06/14/23
Universal Life Insurance is a type of permanent life insurance with separate insurance and investing components inside the policy.
Universal life insurance has a defined insurance cost inside the policy. There are two general types of insurance costs – level costs for life (known as Term 100 cost of insurance) and annually increasing (known as YRT cost of insurance).
Premiums with this type of life insurance are not fixed – you can vary how much you pay each month. Any premiums you pay into the policy first go to pay the insurance cost, and any remainder is deposited into the investment component. Alternatively, if your payments are less than the insurance cost that month, any shortfall is paid out of the investment component.

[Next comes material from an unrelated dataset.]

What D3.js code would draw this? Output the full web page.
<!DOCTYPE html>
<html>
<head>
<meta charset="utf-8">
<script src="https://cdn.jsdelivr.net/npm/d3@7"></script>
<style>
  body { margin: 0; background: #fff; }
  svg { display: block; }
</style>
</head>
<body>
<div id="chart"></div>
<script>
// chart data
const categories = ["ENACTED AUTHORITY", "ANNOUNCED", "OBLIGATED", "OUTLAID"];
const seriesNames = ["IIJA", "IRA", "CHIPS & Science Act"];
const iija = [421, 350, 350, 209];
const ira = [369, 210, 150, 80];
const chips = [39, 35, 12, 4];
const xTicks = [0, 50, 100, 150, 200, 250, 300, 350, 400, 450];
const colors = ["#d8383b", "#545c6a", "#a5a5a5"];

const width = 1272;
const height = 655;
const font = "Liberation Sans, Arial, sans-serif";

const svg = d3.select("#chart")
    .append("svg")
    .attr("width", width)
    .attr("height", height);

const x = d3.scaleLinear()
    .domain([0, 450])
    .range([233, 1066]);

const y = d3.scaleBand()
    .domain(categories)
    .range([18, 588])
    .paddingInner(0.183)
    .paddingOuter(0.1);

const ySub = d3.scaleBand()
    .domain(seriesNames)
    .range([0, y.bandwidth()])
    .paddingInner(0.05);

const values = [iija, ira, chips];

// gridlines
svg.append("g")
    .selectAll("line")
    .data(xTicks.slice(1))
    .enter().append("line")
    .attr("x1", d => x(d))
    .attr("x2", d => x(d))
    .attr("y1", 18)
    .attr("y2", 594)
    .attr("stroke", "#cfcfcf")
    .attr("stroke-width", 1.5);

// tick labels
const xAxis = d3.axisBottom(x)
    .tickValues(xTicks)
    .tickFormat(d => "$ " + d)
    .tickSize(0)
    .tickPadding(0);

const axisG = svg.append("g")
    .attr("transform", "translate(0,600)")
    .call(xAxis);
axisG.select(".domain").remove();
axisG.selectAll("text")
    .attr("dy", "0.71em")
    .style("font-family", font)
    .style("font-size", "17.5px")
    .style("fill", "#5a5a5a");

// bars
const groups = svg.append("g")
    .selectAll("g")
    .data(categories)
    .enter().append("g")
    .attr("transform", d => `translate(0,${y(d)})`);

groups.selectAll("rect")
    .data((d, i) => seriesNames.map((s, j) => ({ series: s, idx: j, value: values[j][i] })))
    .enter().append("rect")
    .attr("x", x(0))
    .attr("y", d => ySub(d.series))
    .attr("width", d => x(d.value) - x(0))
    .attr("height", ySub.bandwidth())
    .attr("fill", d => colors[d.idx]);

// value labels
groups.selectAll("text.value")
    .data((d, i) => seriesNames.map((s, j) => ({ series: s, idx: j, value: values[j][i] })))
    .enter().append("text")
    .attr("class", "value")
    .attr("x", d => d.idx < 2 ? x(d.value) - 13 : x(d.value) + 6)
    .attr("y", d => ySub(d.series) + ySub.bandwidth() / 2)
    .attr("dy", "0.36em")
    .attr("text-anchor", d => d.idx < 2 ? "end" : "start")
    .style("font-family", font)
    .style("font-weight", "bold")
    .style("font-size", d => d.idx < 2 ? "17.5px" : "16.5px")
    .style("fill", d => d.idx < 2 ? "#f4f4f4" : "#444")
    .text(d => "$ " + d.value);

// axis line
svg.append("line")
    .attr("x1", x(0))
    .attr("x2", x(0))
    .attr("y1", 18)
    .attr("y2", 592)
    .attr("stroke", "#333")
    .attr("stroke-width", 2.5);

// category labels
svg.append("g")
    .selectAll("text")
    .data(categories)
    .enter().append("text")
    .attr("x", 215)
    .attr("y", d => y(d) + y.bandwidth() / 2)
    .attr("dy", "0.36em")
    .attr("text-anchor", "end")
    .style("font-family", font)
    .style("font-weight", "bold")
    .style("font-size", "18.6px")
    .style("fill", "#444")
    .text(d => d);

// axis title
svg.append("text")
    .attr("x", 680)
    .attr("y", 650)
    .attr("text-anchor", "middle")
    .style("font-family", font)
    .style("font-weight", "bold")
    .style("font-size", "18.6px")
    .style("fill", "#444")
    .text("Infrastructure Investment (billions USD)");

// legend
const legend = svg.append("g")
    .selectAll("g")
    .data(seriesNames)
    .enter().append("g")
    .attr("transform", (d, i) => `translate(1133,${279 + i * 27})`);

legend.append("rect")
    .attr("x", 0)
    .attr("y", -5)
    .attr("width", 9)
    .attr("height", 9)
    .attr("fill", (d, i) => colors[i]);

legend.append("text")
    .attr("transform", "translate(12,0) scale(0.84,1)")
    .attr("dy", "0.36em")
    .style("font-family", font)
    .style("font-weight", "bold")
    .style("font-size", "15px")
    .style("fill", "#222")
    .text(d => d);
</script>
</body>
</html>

There is only one case where most Canadians should ever consider a Universal Life Insurance policy. If you need permanent life insurance; in this case a Universal Life policy with Term to 100 cost of insurance (so the insurance costs are guaranteed level for life), where you pay the minimum cost of insurance. By ignoring the investment component in this situation the result is a life insurance policy with guaranteed level insurance costs for life, without any investments.
Some universal life insurance polices are sold with an active investment component, normally paired with YRT cost of insurance. The YRT cost of insurance provides inexpensive life insurance costs early in the policy, and hugely expensive insurance costs later in life.
The strategy is that by overpaying into the policy in the early years, the additional premiums are invested inside the policy. Later when the insurance costs become unaffordable, these costs are paid out of the investment portion of the policy that was built up in the early years of the policy.
This is a dangerous strategy and can lead to your coverage being cancelled alter in life after you’ve paid into the policy for many years. Because the investment returns are almost always not guaranteed, if the returns drop in the future then the investment portion ends up being smaller in the future. Less money in the investments means that as the insurance costs are paid from the investments in the future, the investment portion starts to drop towards a $0 balance. Once the balance in the investments hits zero, you either have to pay these huge insurance costs, or the policy is cancelled. This isn’t a hypothetical situation – many Canadians have paid into these policies for decades, have their investments take a tumble, and eventually they’re faced with the choice of paying hundreds of dollars a month, or having the policy cancelled. This is an extremely unpleasant surprise if you’re expecting the policy to maintain level premiums into retirement, or worse, that the policy would eventually require no further premiums.
These strategies are often sold as being great investment strategies. Unfortunately you need to be very aware of the drawbacks of these strategies. First, RRSP’s and TFSA’s are always going to be far better investments than a universal life insurance policy – so don’t consider such an investment type of policy until both of these other alternative investments are fully maximized. Secondly, you’ve now tied your life insurance policy to non-guaranteed investments and that lack of guarantees can result in the cancelling of your insurance policy – a risk not often considered by consumers.
Therefore if you’re looking for permanent, fully guaranteed life insurance, a universal life insurance policy with Term to 100 cost of insurance is a valid and strong choice to be considered. If you’re using a universal life insurance policy as an investment or to pay off the premiums, you are likely taking risks with your life insurance policy that are unnecessary.